Inconstitucionalidade parcial do art. 103 da Lei 8.213/1991 pelo STF
A propósito do art. 103 da Lei 8.213/1991, este já teve a sua constitucionalidade analisada pelo STF na ADI 6096/DF, que declarou parcialmente inconstitucional a sua redação no que se refere à “prescrição de fundo do direito”; tendo esta mesma Corte, no RE 626489/SE, ratificado essa decisão, de que inexiste, no direito previdenciário, “prescrição de fundo do direito”, no que se refere ao ato de concessão do benefício, aplicando-se apenas a decadência para os casos de revisão.

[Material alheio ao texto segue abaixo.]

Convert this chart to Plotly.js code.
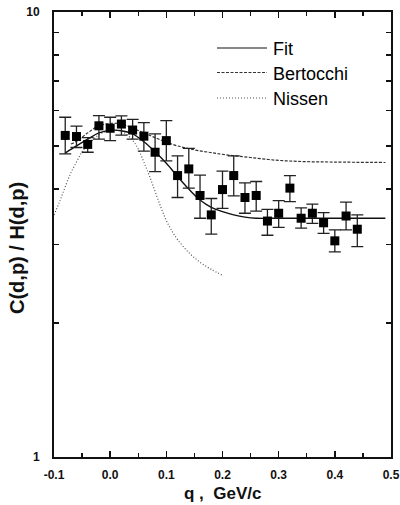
<!DOCTYPE html>
<html>
<head>
<meta charset="utf-8">
<script src="https://cdn.plot.ly/plotly-3.0.1.min.js"></script>
<style>html,body{margin:0;padding:0;background:#fff;}#chart{width:400px;height:505px;}</style>
</head>
<body>
<div id="chart"></div>
<script>
// Measured data points
const qVals = [-0.08,-0.06,-0.04,-0.02,0.0,0.02,0.04,0.06,0.08,0.10,0.12,0.14,0.16,0.18,0.20,0.22,0.24,0.26,0.28,0.30,0.32,0.34,0.36,0.38,0.40,0.42,0.44];
const ratio = [5.28,5.25,5.04,5.55,5.48,5.60,5.43,5.26,4.84,5.14,4.29,4.44,3.87,3.50,3.99,4.29,3.83,3.87,3.39,3.53,4.02,3.44,3.53,3.36,3.06,3.48,3.25];
const errPlus = [0.52,0.29,0.18,0.30,0.32,0.24,0.31,0.38,0.48,0.56,0.46,0.50,0.43,0.31,0.40,0.46,0.30,0.29,0.21,0.24,0.27,0.19,0.17,0.18,0.18,0.26,0.25];
const errMinus = [0.48,0.29,0.20,0.37,0.34,0.31,0.25,0.39,0.46,0.51,0.46,0.42,0.43,0.33,0.37,0.43,0.30,0.30,0.24,0.25,0.27,0.17,0.18,0.18,0.17,0.24,0.28];

// Fit curve
const fitQ = [-0.08,-0.06,-0.04,-0.02,0.0,0.02,0.04,0.06,0.08,0.10,0.12,0.14,0.16,0.18,0.20,0.22,0.24,0.26,0.30,0.40,0.49];
const fitY = [4.82,5.0,5.18,5.35,5.42,5.41,5.32,5.11,4.85,4.57,4.27,4.0,3.78,3.64,3.56,3.50,3.46,3.44,3.44,3.44,3.44];

// Bertocchi curve
const bertQ = [-0.07,-0.06,-0.04,-0.02,0.0,0.02,0.04,0.06,0.08,0.10,0.12,0.15,0.18,0.21,0.25,0.30,0.35,0.40,0.49];
const bertY = [5.05,5.12,5.35,5.55,5.62,5.6,5.48,5.35,5.22,5.1,5.0,4.9,4.83,4.77,4.71,4.64,4.61,4.6,4.59];

// Nissen curve
const nisQ = [-0.1,-0.09,-0.08,-0.07,-0.06,-0.05,-0.04,-0.02,0.0,0.02,0.04,0.05,0.06,0.07,0.08,0.09,0.10,0.11,0.12,0.14,0.16,0.18,0.20];
const nisY = [3.5,3.75,4.05,4.35,4.6,4.85,5.02,5.3,5.42,5.4,5.15,4.92,4.6,4.28,3.95,3.65,3.4,3.22,3.08,2.88,2.74,2.64,2.56];

// Axis ticks
const xTickVals = [-0.1,0.0,0.1,0.2,0.3,0.4,0.5];
const xTickText = ['-0.1','0.0','0.1','0.2','0.3','0.4','0.5'];
const xMinorVals = [-0.05,0.05,0.15,0.25,0.35,0.45];
const yTickVals = [1,2,3,4,5,6,7,8,9,10];
const yTickText = ['1','','','','','','','','','10'];

const legendNames = ['Fit','Bertocchi','Nissen'];

const FONT = 'Liberation Sans, Arial, sans-serif';

const traces = [
  {x: nisQ, y: nisY, mode:'lines', line:{color:'#555', width:1.2, dash:'1px,2px', shape:'spline'}, showlegend:false, hoverinfo:'skip'},
  {x: bertQ, y: bertY, mode:'lines', line:{color:'#333', width:1.2, dash:'3px,1.5px', shape:'spline'}, showlegend:false, hoverinfo:'skip'},
  {x: fitQ, y: fitY, mode:'lines', line:{color:'#111', width:1.4, shape:'spline'}, showlegend:false, hoverinfo:'skip'},
  {x: qVals, y: ratio, mode:'markers', type:'scatter',
   marker:{symbol:'square', size:9, color:'#000'},
   error_y:{type:'data', symmetric:false, array: errPlus, arrayminus: errMinus, color:'#222', thickness:1.3, width:6},
   showlegend:false}
];

// legend drawn with shapes + annotations
const legY = [48, 72.5, 98];
const legDash = ['solid','3px,1.5px','1px,2px'];
const legColor = ['#111','#333','#555'];
const px2x = p => (p-54)/337;
const px2y = p => (457-p)/445;
const shapes = [];
const annotations = [];
legendNames.forEach((n,i)=>{
  shapes.push({type:'line', xref:'paper', yref:'paper', x0:px2x(217), x1:px2x(267), y0:px2y(legY[i]), y1:px2y(legY[i]),
    line:{color:legColor[i], width:1.2, dash:legDash[i]}});
  annotations.push({xref:'paper', yref:'paper', x:px2x(271), y:px2y(legY[i]+1), xanchor:'left', yanchor:'middle',
    text:n, showarrow:false, font:{family:FONT, size:18, color:'#000'}});
});
annotations.push({xref:'paper', yref:'paper', x:px2x(222), y:px2y(493), xanchor:'center', yanchor:'middle',
  text:'<b>q ,  GeV/c</b>', showarrow:false, font:{family:FONT, size:17, color:'#111'}});
annotations.push({xref:'paper', yref:'paper', x:px2x(17), y:px2y(248), xanchor:'center', yanchor:'middle',
  text:'<b>C(d,p) / H(d,p)</b>', textangle:-90, showarrow:false, font:{family:FONT, size:20, color:'#111'}});

const layout = {
  width:400, height:505,
  margin:{l:54, r:9, t:12, b:48},
  paper_bgcolor:'#fff', plot_bgcolor:'#fff',
  showlegend:false,
  font:{family:FONT, color:'#111'},
  xaxis:{range:[-0.1,0.5], tickmode:'array', tickvals:xTickVals, ticktext:xTickText,
    ticks:'inside', ticklen:6, tickwidth:1.5, tickcolor:'#111',
    minor:{tickvals:xMinorVals, ticks:'inside', ticklen:4, tickwidth:1.3, tickcolor:'#111'},
    showline:true, linecolor:'#111', linewidth:2, mirror:'allticks',
    showgrid:false, zeroline:false, ticklabelstandoff:6,
    tickfont:{family:FONT, size:12, color:'#111', weight:'bold'}},
  yaxis:{type:'log', range:[0,1], tickmode:'array', tickvals:yTickVals, ticktext:yTickText,
    ticks:'inside', ticklen:5, tickwidth:1.4, tickcolor:'#111',
    showline:true, linecolor:'#111', linewidth:2, mirror:'allticks',
    showgrid:false, zeroline:false, ticklabelstandoff:10,
    tickfont:{family:FONT, size:12, color:'#111', weight:'bold'}},
  shapes: shapes,
  annotations: annotations
};

Plotly.newPlot('chart', traces, layout, {displayModeBar:false, staticPlot:true});
</script>
</body>
</html>
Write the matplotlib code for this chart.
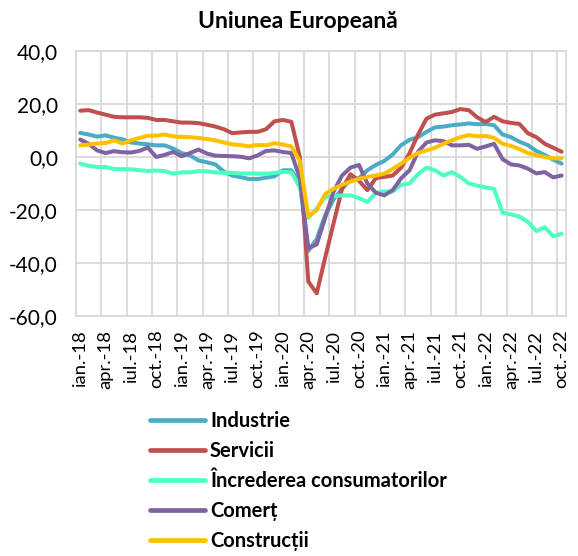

Ausência de antinomia entre o Código Civil e a Lei Previdenciária
Destarte, não existe antinomia alguma entre as normas da Lei 13.846/2019 e as regras do Código Civil, porquanto elas eram compatíveis antes da revogação do art. 79 da Lei 8.213/1991, na sua redação original, como continuam compatíveis depois da precitada revogação, que apenas expungiu desta última um preceito que nele figurava como “Pilatos no Credo”, porque não fazia ali a menor falta, nem tinha qualquer função jurídica, porque a matéria já vinha regulada pelo Código Civil (art. 198) e pela própria Lei de Benefícios Previdenciários (art. 103, parágrafo único).
Conclusão
Em conclusão: Os direitos do pensionista menor, incapaz e ausente na forma da lei –, a que aludia o art. 79 da Lei 8.213/1991, agora revogados pelo art. 38, I, “b” da Lei 13.846/2019 –, continuam tão tutelados juridicamente, como antes dessa revogação, amparados pelos preceitos do Código Civil (art. 198 c/c art. 3º) e da Lei 13.846/2019 (art. 103, parágrafo único).